After what seemed like a well-timed break, the Carolina Hurricanes are back on the ice at PNC Arena on Friday against the Vegas Golden Knights. The game is #51 out of 82 games, so the season has reached the front part of the stretch run.
Today’s Daily Cup of Joe takes a quick look at where the Hurricanes are right now and also what lies ahead schedule-wise.
Where the Hurricanes are right now
After a strong finish at home before the All-Star break, the Canes are in a growing bunch of teams sitting right at the playoff cut line. Adjusted for games played, the Eastern Conference has six teams battling third place in the two divisions and also the two wild card slots. The gap between those six teams (again adjusted for games played) is a mere four points. So simple math says that four out of six of these teams will make the playoffs, and two will fall into a mid-round draft slot after missing the playoffs.
The way I view it is that the Canes have avoided becoming one of the six teams in the Eastern Conference who are really long shots to win a playoff spot at this point. At the same time, the Hurricanes are not among the four teams who have built at least a small gap above the pack right at the playoff cut line.
The road ahead
The Hurricanes emerge from the break with two straight home games. But after that, the Hurricanes will finish the season with 17 out of 30 games on the road. Since the Christmas break, the Hurricanes are 7-2-1 on home ice, but 0-3-0 on the road. For the season, the Hurricanes are a treading water-ish 12-10-2 away from home. So that schedule split could prove to be significant.
The first test begins next week with a meandering four-game road trip that starts and ends in the Central Time Zone with two games on the West Coast in the middle. Once the West Coast trip ends, the Hurricanes will also play 12 of their last 26 games against Metropolitan Division foes. It is no secret to anyone who has tracked the 2019-20 Hurricanes that these in-division games have been a struggle so far.
What does it take?
At this time last season, the team was still trying to make up for past wrongs and climb up the standings. To make the playoffs for the 2019-20 season, the Canes need only finish top four out of six the rest of the way in a group that includes the Islanders, Blue Jackets, Flyers, Maple Leafs and Panthers (as long as all 3 Metro teams do finish ahead). Basically, the long race at the beginning of the season has been compressed in terms of games remaining and number of teams in the hunt.
At a style and quality of play level, I think the key is finding a rhythm like this time last year such that the team consistently plays well enough to stay in games and gets goaltending that gives them a chance every night. Consistency in those two areas make it possible to reel off winning streaks and avoid losing runs.
Player-wise, goaltending is always critical down the stretch. I think Sebastian Aho finding a higher gear could go a long way toward keeping scoring up.
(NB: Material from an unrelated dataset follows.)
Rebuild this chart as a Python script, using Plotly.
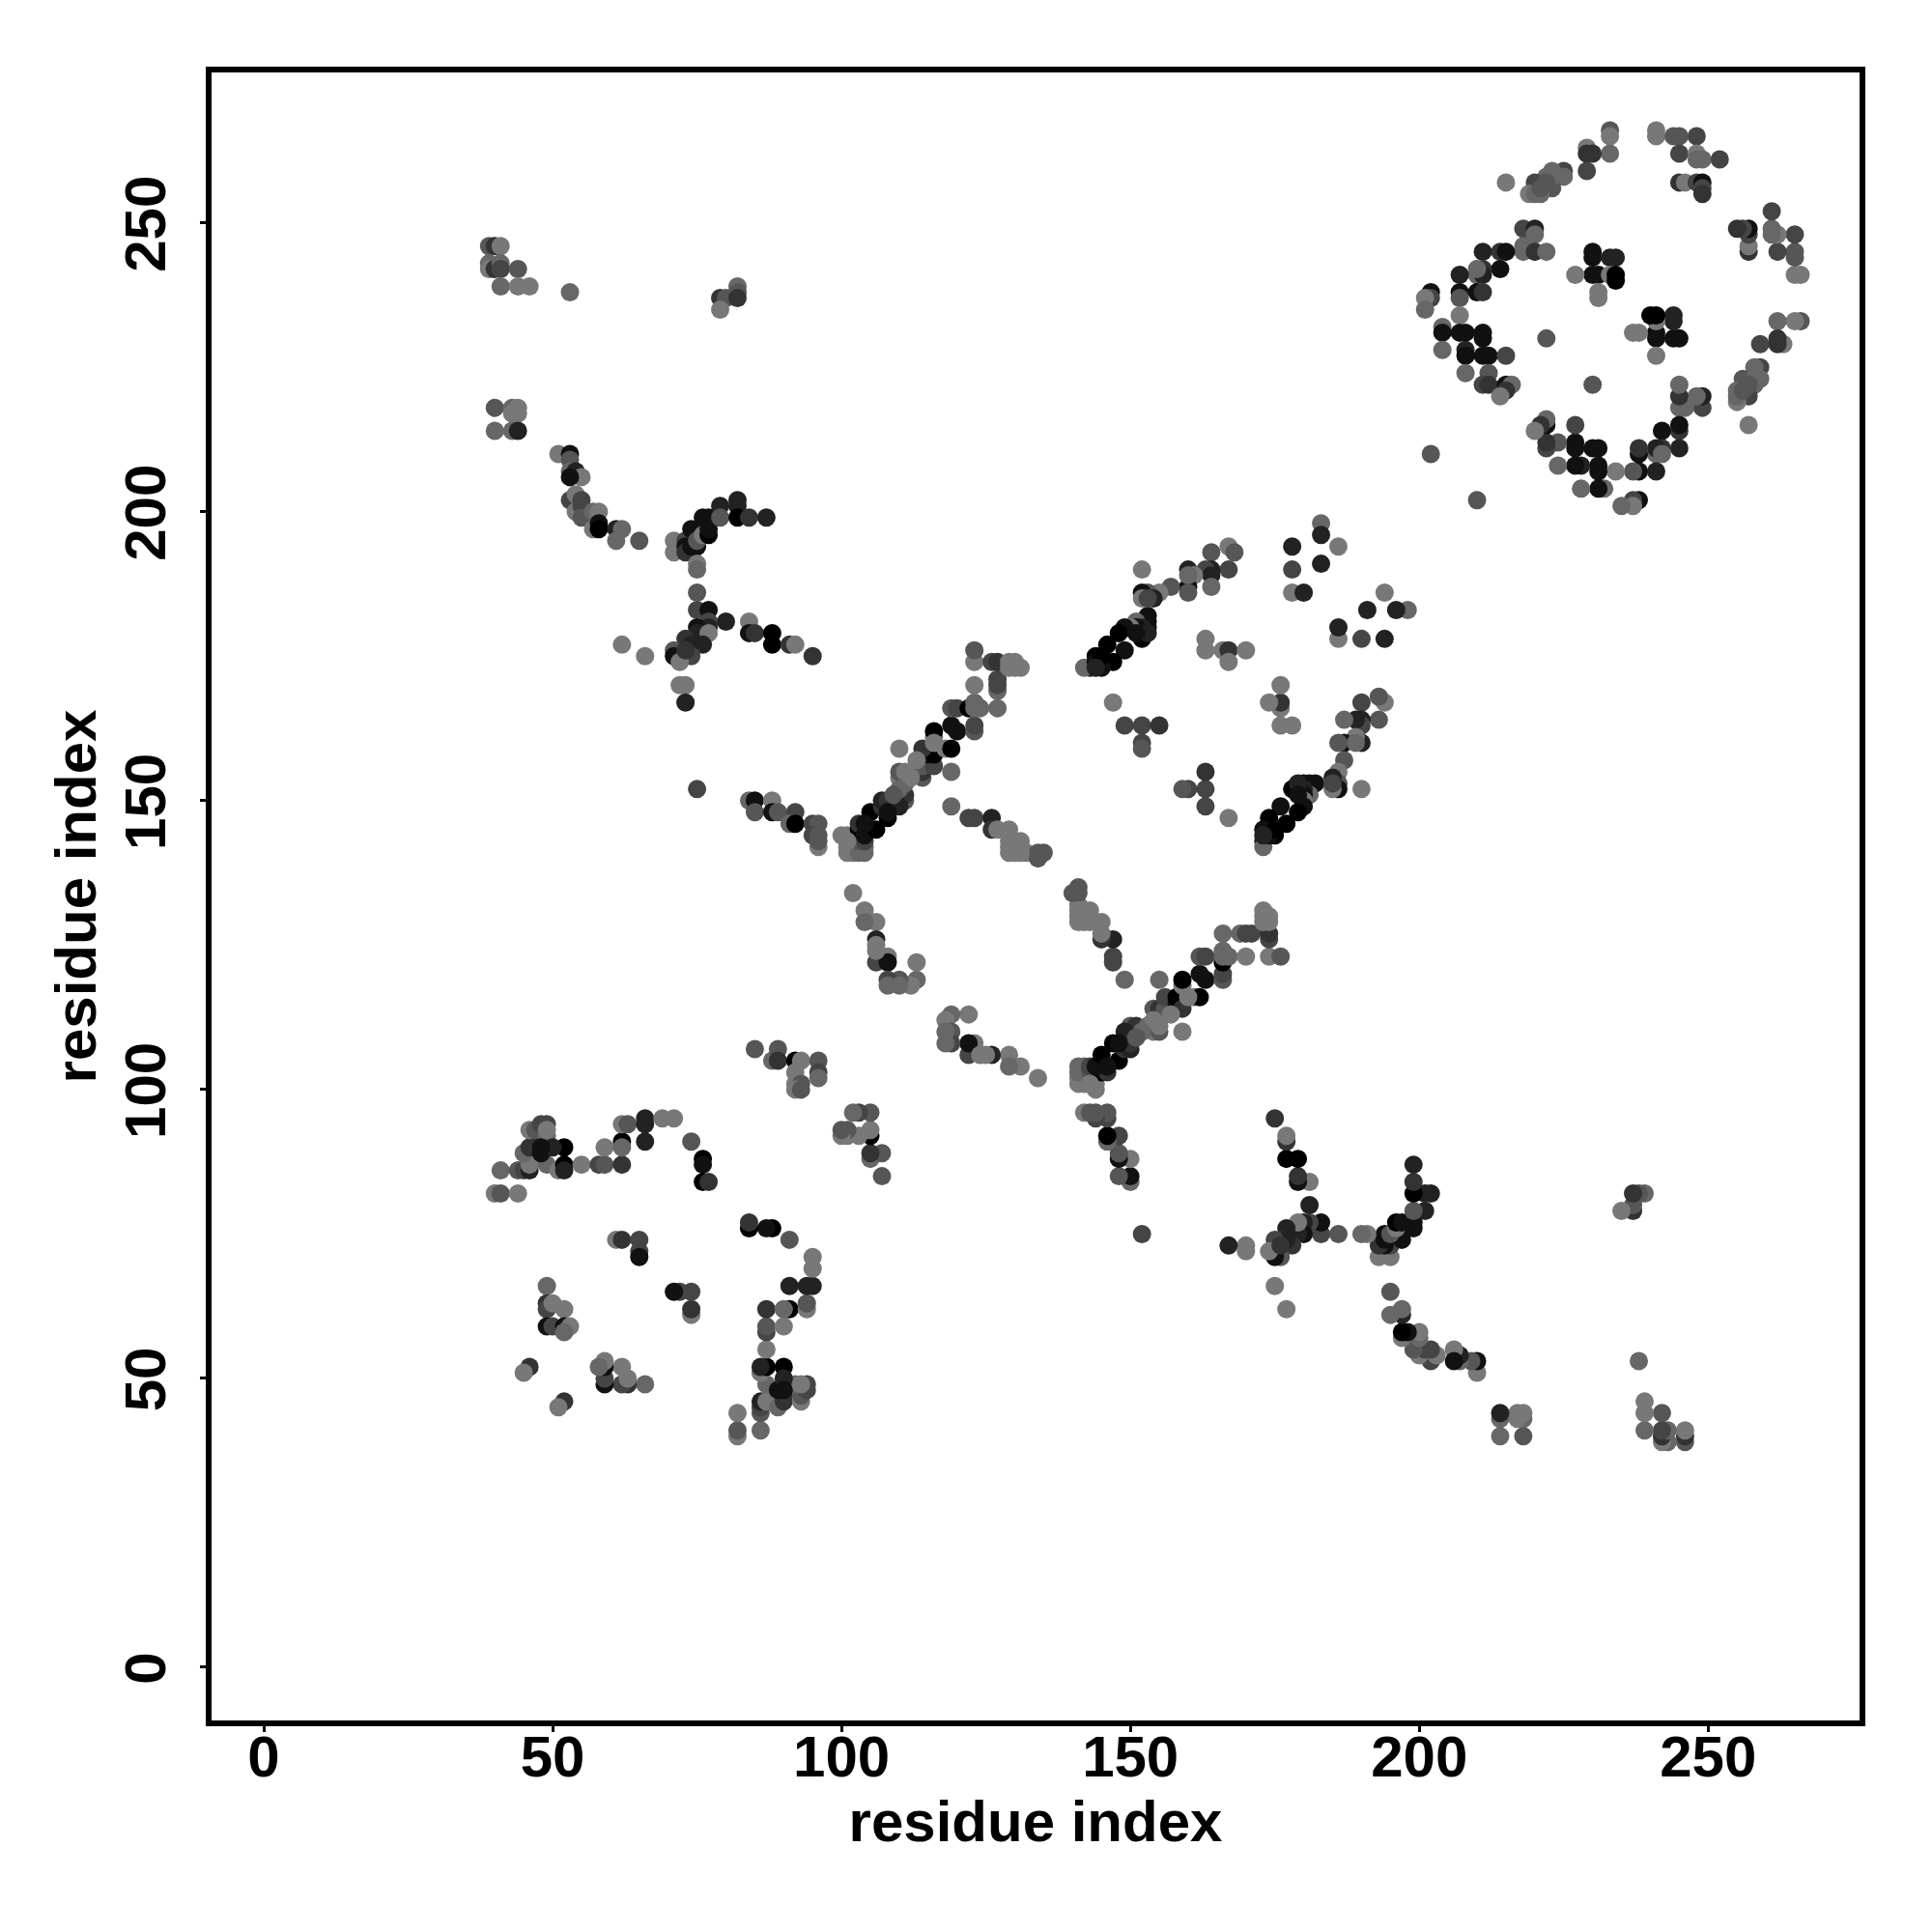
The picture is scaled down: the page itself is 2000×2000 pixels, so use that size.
import plotly.graph_objects as go

# (residue i, residue j, contact level 0 = black ... 7 = grey)
cluster_top_left = [
(39,246,5),(40,246,3),(41,246,7),(39,243,6),(39,242,7),(40,242,3),(41,243,6),(41,242,4),(44,242,5),(41,239,6),(44,239,7),(46,239,7),(53,238,6),
(79,237,3),(80,237,5),(79,235,7),(82,239,6),(82,238,5),(82,237,3),
(40,218,5),(43,218,6),(44,218,7),(44,217,7),(43,217,7),(40,214,6),(43,214,6),(44,214,2),
(51,210,7),(53,210,1),(53,209,5),(53,207,6),(54,207,2),(55,206,7),(53,206,1),(53,202,4),(54,203,7),(55,202,4),(54,200,7),(55,201,4),(55,199,5),
(57,197,7),(57,200,6),(58,200,7),(58,198,1),(58,197,0),(61,197,2),(62,197,6),(61,195,6),(65,195,5),
]
cluster_y = [
(71,195,7),(71,193,7),(73,195,4),(73,194,1),(73,193,3),(74,194,1),(75,194,1),(74,197,1),(75,195,5),(76,196,7),(77,196,0),(76,199,1),(77,199,1),(77,197,1),
(79,201,2),(79,199,5),(82,202,2),(82,201,2),(82,199,0),(84,199,3),(87,199,2),(75,191,7),(75,190,6),(75,186,5),(75,183,4),(77,183,1),(77,181,4),(80,181,2),
(77,180,2),(75,180,1),(75,179,2),(77,179,7),(73,178,3),(76,177,2),(74,176,3),(74,177,2),(71,176,5),(74,175,4),(71,175,1),(72,174,7),(73,176,3),
(84,181,7),(84,179,1),(85,179,3),(88,179,0),(88,177,0),(91,177,3),(92,177,7),(95,175,3),(62,177,7),(66,175,7),(72,170,7),(73,170,7),(73,167,2),(75,152,4),
]
cluster_strand_a = [
(84,150,6),(85,150,1),(85,148,5),(88,150,7),(88,148,1),(89,148,5),(92,148,4),(91,146,6),(92,146,0),(95,146,4),(96,146,5),(95,144,4),(96,144,5),(96,142,7),(96,143,5),
(100,144,7),(101,144,7),(101,142,7),(101,141,7),(102,141,7),(103,141,6),(104,141,6),(104,142,6),(103,143,5),(104,143,4),(103,145,0),(103,146,3),(104,144,1),
(106,145,0),(105,148,0),(107,149,3),(107,150,2),(108,147,0),(109,149,1),(110,150,2),(111,150,5),(111,151,3),
(111,153,6),(110,154,7),(110,155,5),(111,155,7),(112,155,7),(114,154,5),(114,155,3),(114,156,5),(116,156,4),(114,158,6),(115,158,1),(116,159,2),(116,158,0),
(118,159,7),(119,159,0),(114,159,3),(110,159,7),(116,161,7),(116,162,0),(119,155,6),(119,163,1),(120,162,1),(123,162,5),(123,163,4),(119,166,5),(120,166,4),
(122,166,0),(123,166,6),(124,166,6),(127,166,6),(123,167,6),(123,170,7),(127,169,6),(127,170,4),(127,171,4),(123,174,7),(123,176,5),(126,174,4),(127,174,3),
(129,174,7),(130,174,7),(129,173,7),(131,173,7),
]
cluster_strand_b = [
(119,149,6),(122,147,4),(123,147,4),(126,147,2),(126,145,3),(127,145,7),(129,145,7),(129,143,7),(130,143,7),(131,143,7),(129,141,7),(130,141,7),(132,141,7),(134,141,5),(135,141,5),(134,140,5),
(102,134,7),(104,131,7),(106,129,7),(104,129,6),(106,126,2),(106,125,7),(108,123,7),(106,122,4),(108,122,1),(113,122,7),(113,119,6),(112,118,7),(110,119,5),(108,119,4),(108,118,6),(110,118,6),
(141,135,5),(140,134,5),(141,134,5),(141,131,7),(142,131,7),(143,131,7),(141,129,7),(142,129,7),(145,129,7),(145,127,7),(145,126,3),(147,126,2),(147,123,4),(147,122,4),(149,119,6),
(122,113,7),(119,113,6),(118,112,7),(119,110,5),(118,110,7),(118,108,7),(119,108,5),(122,108,2),(123,108,7),(122,106,5),(126,106,2),(124,106,7),(129,106,7),(129,104,7),(131,104,7),(134,102,7),
(85,107,5),(88,105,6),(89,107,5),(89,105,3),(92,105,0),(93,105,7),(96,105,5),(96,103,4),(96,102,6),(92,103,7),(92,101,7),(93,101,5),(92,100,7),(93,100,5),
(142,96,7),(144,96,5),(146,96,5),(146,95,4),(146,92,0),(148,92,4),(146,91,7),(148,89,5),(148,88,0),(150,88,7),(148,85,5),(150,85,2),(150,84,5),(152,75,4),
]
cluster_diag = [
(166,127,6),(169,127,7),(170,127,4),(171,127,5),(173,131,7),(174,130,7),(173,130,7),(174,129,7),(174,127,3),(174,126,4),(162,123,5),(163,123,4),(166,124,7),(166,123,0),(167,123,7),(170,123,7),
(174,123,7),(176,123,5),(166,120,4),(166,119,4),(162,120,1),(163,119,1),(159,119,0),(159,118,7),(158,116,1),(159,116,1),(162,116,0),(160,116,7),(159,114,4),(156,116,5),(156,114,3),(155,119,6),
(154,114,6),(159,110,7),(155,111,7),(154,112,7),(155,112,7),(157,113,7),(155,110,4),(153,111,4),(151,111,3),(150,111,6),(149,110,2),(152,110,6),(150,108,3),(148,108,1),(151,109,5),(147,108,0),
(150,107,3),(148,105,0),(145,106,0),(146,104,1),(144,104,2),(145,103,2),(146,103,3),(141,104,7),(142,104,7),(141,102,7),(142,101,7),(144,100,7),(143,101,7),
]
cluster_centre = [
(183,198,6),(183,196,2),(186,194,7),(178,194,2),(178,190,4),(183,191,2),(178,186,7),(180,186,2),(194,186,7),(191,183,2),(196,183,2),(198,183,6),(186,180,2),(186,178,7),(190,178,4),(194,178,2),
(152,190,7),(167,194,7),(168,193,5),(164,193,5),(167,190,4),(164,190,2),(163,190,4),(164,189,2),(164,187,6),(160,190,2),(161,189,7),(160,187,1),(160,186,5),(157,187,5),(155,186,7),(153,186,5),
(152,186,1),(152,185,7),(154,185,2),(153,182,1),(153,181,1),(153,180,1),(151,181,6),(152,180,2),(152,178,0),(151,180,1),(150,180,7),(149,180,1),(148,179,0),(149,176,1),(146,177,0),
(144,175,0),(147,174,0),(145,173,1),(143,173,2),(142,173,6),(144,174,1),(163,178,7),(163,176,7),(166,176,7),(167,176,3),(170,176,7),(167,174,7),(176,170,7),(174,167,7),(176,167,3),
(176,166,5),(176,163,7),(178,163,7),(147,167,7),(149,163,4),(152,163,4),(155,163,3),(152,160,4),(152,159,5),(193,168,5),(190,167,4),(194,167,7),(193,164,5),(187,164,6),(189,164,2),(190,164,2),
(190,163,3),(186,160,6),(187,160,1),(189,161,7),(190,160,2),(189,160,6),(187,157,5),(186,155,7),(186,153,5),(186,152,1),(190,152,7),(185,153,4),(185,152,6),(163,155,3),(159,152,6),(160,152,4),
(163,152,4),(163,149,4),(167,147,7),(181,153,2),(180,153,2),(179,153,2),(178,152,1),(180,151,1),(179,151,1),(180,150,7),(176,149,1),(179,148,0),(174,147,0),(177,146,0),
(175,145,0),(173,145,1),(175,144,1),(173,144,2),(173,143,5),(173,142,6),
]
cluster_top_right = [
(233,266,5),(233,265,7),(241,266,7),(241,265,7),(244,265,5),(245,265,5),(248,265,4),(233,262,6),(229,263,7),(229,262,3),(230,262,3),(229,259,4),(245,262,4),(248,262,7),(249,261,6),(248,261,6),(252,261,4),
(245,257,3),(246,257,7),(248,257,4),(249,257,1),(249,256,4),(249,255,3),(225,259,4),(225,258,6),(223,259,6),(223,256,5),(222,258,6),(220,257,4),(219,255,7),(220,255,6),(221,255,6),(221,256,5),(215,257,7),
(261,252,5),(255,249,5),(256,249,6),(257,249,1),(257,248,3),(261,249,6),(261,248,6),(262,248,6),(265,248,4),(257,246,7),(257,245,3),(262,245,4),(265,245,5),(265,244,5),(265,241,7),(266,241,7),
(218,249,4),(220,249,2),(220,248,6),(218,246,6),(218,245,6),(220,245,3),(222,245,6),(211,245,2),(214,245,3),(215,245,1),(214,242,1),(210,241,6),(211,242,3),(211,241,2),(207,241,2),(207,238,1),(207,237,5),
(210,238,1),(211,238,3),(202,238,1),(202,237,4),(201,237,7),(201,235,6),(207,234,7),(204,232,6),(204,231,1),(207,231,1),(208,231,1),(211,231,1),(211,230,1),(204,228,6),(208,228,2),(208,227,1),(211,227,1),
(212,227,1),(215,227,4),(208,224,6),(212,224,5),(211,222,4),(212,222,3),(215,222,1),(216,222,6),(215,221,3),(214,220,7),
(230,245,1),(230,244,1),(233,244,2),(234,244,2),(230,241,1),(231,241,1),(233,241,7),(234,241,0),(234,240,0),(227,241,7),(231,238,7),(231,237,7),(222,230,5),(230,222,5),(202,210,5),(210,202,5),
(240,234,1),(241,234,0),(244,234,1),(244,233,2),(241,233,5),(237,231,7),(238,231,7),(241,231,1),(241,230,1),(244,230,1),(245,230,1),(241,227,7),
(262,233,5),(265,233,7),(266,233,4),(259,229,3),(262,230,4),(262,229,3),(263,229,6),(258,225,7),(259,225,5),(258,223,6),(259,223,6),(256,223,5),(255,221,6),(257,222,5),(256,221,5),(257,220,4),(255,220,6),(255,219,6),(257,215,7),
(245,222,5),(245,220,3),(248,220,7),(249,220,2),(246,218,6),(245,218,5),(249,218,4),(245,215,1),(245,214,2),(242,214,0),(245,211,2),(241,211,2),(242,211,3),(242,210,6),(238,211,2),(238,210,1),(238,207,0),(237,207,6),
(241,207,2),(234,207,7),(231,211,2),(230,211,2),(231,208,0),(231,207,0),(228,208,3),(227,208,1),(227,212,1),(227,211,1),(227,215,5),(224,212,6),(224,208,7),(222,212,2),(222,211,4),(222,216,6),(222,215,1),(221,215,2),
(220,214,7),(228,204,7),(231,204,1),(232,204,6),(235,201,6),(237,201,7),(237,202,5),(238,202,1),
]
cluster_bottom_left = [
(41,86,6),(40,82,7),(41,82,5),(44,82,7),(44,86,5),(45,86,4),(46,86,2),(46,87,7),(45,89,6),(46,90,3),(47,90,3),(46,93,7),(47,93,5),(48,94,4),(49,94,4),(49,92,6),(49,91,6),(48,88,7),(49,87,6),(48,89,1),
(51,86,7),(52,90,0),(52,87,0),(52,86,2),(55,87,7),(58,87,4),(59,87,5),(59,90,7),(62,87,3),(62,91,0),(62,90,6),(62,94,7),(63,94,5),(66,95,2),(66,94,2),(66,91,2),(69,95,7),(71,95,7),(74,91,5),(76,88,0),(76,87,1),(76,84,0),(77,84,3),
(84,77,3),(84,76,1),(87,76,0),(88,76,0),(91,74,4),(95,71,7),(95,69,7),(91,66,1),(94,66,1),(95,66,1),(94,63,4),(94,62,6),(87,62,2),(90,62,7),(91,62,0),(87,59,4),(87,58,3),(90,59,6),(87,55,7),(86,52,1),(87,52,0),(90,52,0),(86,51,7),
(87,49,6),(90,50,2),(90,48,1),(90,46,2),(91,49,6),(94,49,3),(94,48,3),(93,49,7),(93,47,5),(93,46,7),(86,46,3),(86,45,4),(86,44,4),(87,46,7),(89,45,6),(82,44,7),(82,41,5),(82,40,7),(86,41,7),
(61,74,7),(62,74,3),(65,74,4),(65,72,4),(65,71,1),(71,65,1),(72,65,5),(74,65,4),(74,62,3),(74,61,6),(49,66,6),(49,63,3),(49,62,4),(50,63,7),(52,62,7),(49,59,1),(50,59,4),(52,59,1),(53,59,7),(52,58,6),
(46,52,3),(45,51,7),(52,46,3),(51,45,7),(58,52,6),(59,53,6),(59,52,1),(59,50,5),(59,49,1),(62,52,7),(63,50,7),(62,49,3),(63,49,4),(66,49,6),
]

tick_values = [0, 50, 100, 150, 200, 250]
axis_label = "residue index"

contacts = {}
for cluster in (cluster_top_left, cluster_y, cluster_strand_a, cluster_strand_b,
                cluster_diag, cluster_centre, cluster_top_right, cluster_bottom_left):
    for i, j, level in cluster:
        contacts.setdefault((i, j), level)
        contacts.setdefault((j, i), level)

xs = [k[0] for k in contacts]
ys = [k[1] for k in contacts]
levels = list(contacts.values())

fig = go.Figure(go.Scatter(
    x=xs, y=ys, mode="markers", hoverinfo="skip",
    marker=dict(size=19, color=levels, cmin=0, cmax=7,
                colorscale=[[0, "#000000"], [1, "#787878"]],
                showscale=False, line=dict(width=0)),
))

font = dict(family="Liberation Sans", size=60, color="#000000", weight="bold")
axis = dict(showgrid=False, zeroline=False, showline=True, mirror=True,
            linecolor="#000000", linewidth=6, ticks="outside", ticklen=6,
            tickwidth=3, tickcolor="#000000", tickmode="array",
            tickvals=tick_values, ticktext=[str(v) for v in tick_values],
            tickfont=font)

fig.update_layout(
    width=1992, height=1992, autosize=False, showlegend=False,
    paper_bgcolor="white", plot_bgcolor="white",
    margin=dict(l=211, r=75, t=67, b=219, pad=0),
    xaxis=dict(axis, range=[-9.03, 276.2], ticklabelstandoff=-26,
               title=dict(text=axis_label, font=font, standoff=12)),
    yaxis=dict(axis, range=[-9.2, 276.04], tickangle=-90, ticklabelstandoff=12, ticklabelshift=10,
               title=dict(text=axis_label, font=font, standoff=0)),
)

fig.write_html("out.html")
And with the injury to Dougie Hamilton, I think the play of the other two defenseman past anchors Jaccob Slavin and Brett Pesce are also critical.
What say you Canes fans?
1) How happy are you with the Canes starting point for the beginning of the stretch run?
2) What do you see as keys in terms of the team in general and also individual players?
3) How does it end? Is this team set to return to the playoffs?
Go Canes!
1) The team has been exceptionally streaky. Given that, they are in decent shape after 50 games.
2) Aho will be key. If he puts up 45 points in the remaining 32 games, the Canes are almost assuredly in the playoffs. One point, I do think some are overstating is the absence of Hamilton. In November and December he was producing at an 85-point pace. In the 20 games since he was producing at a 49-point pace, which is still close to his career high. That is still a lot of offense from a defender, but the production can be replaced with forwards (the addition of Williams and Dzingel finding his scoring touch).
3) My guess is it comes down to the last 7 games (@NYI, @PIT, TOR, PIT, @NJ, BOS, CBJ, @BOS). Maybe Boston has little to play for. Otherwise, it will be nail-biting time with the last two back-to-back. Should the Canes finish behind CBJ and PHI I hope the front-office notices the irony of the organization losing out to two teams led by rookie goaltenders.
Last 8 games.
The odds feel favorable when there are 6 teams and 4 spots and Canes are currently in a playoff position. Even with the loss of Dougie, this team is very talented and deep, especially with Williams back.
At the same time, the remaining schedule is brutal. High difficulty in the final 10 games, including two games against Boston, two against Pittsburgh, and then Blues, Islanders, Leafs, Blue Jackets (Devils and Senators are the remaining two games).
Overall, I feel like this is a playoff team. But also, I wouldn’t be shocked if this tough schedule makes the path very challenging for the Canes.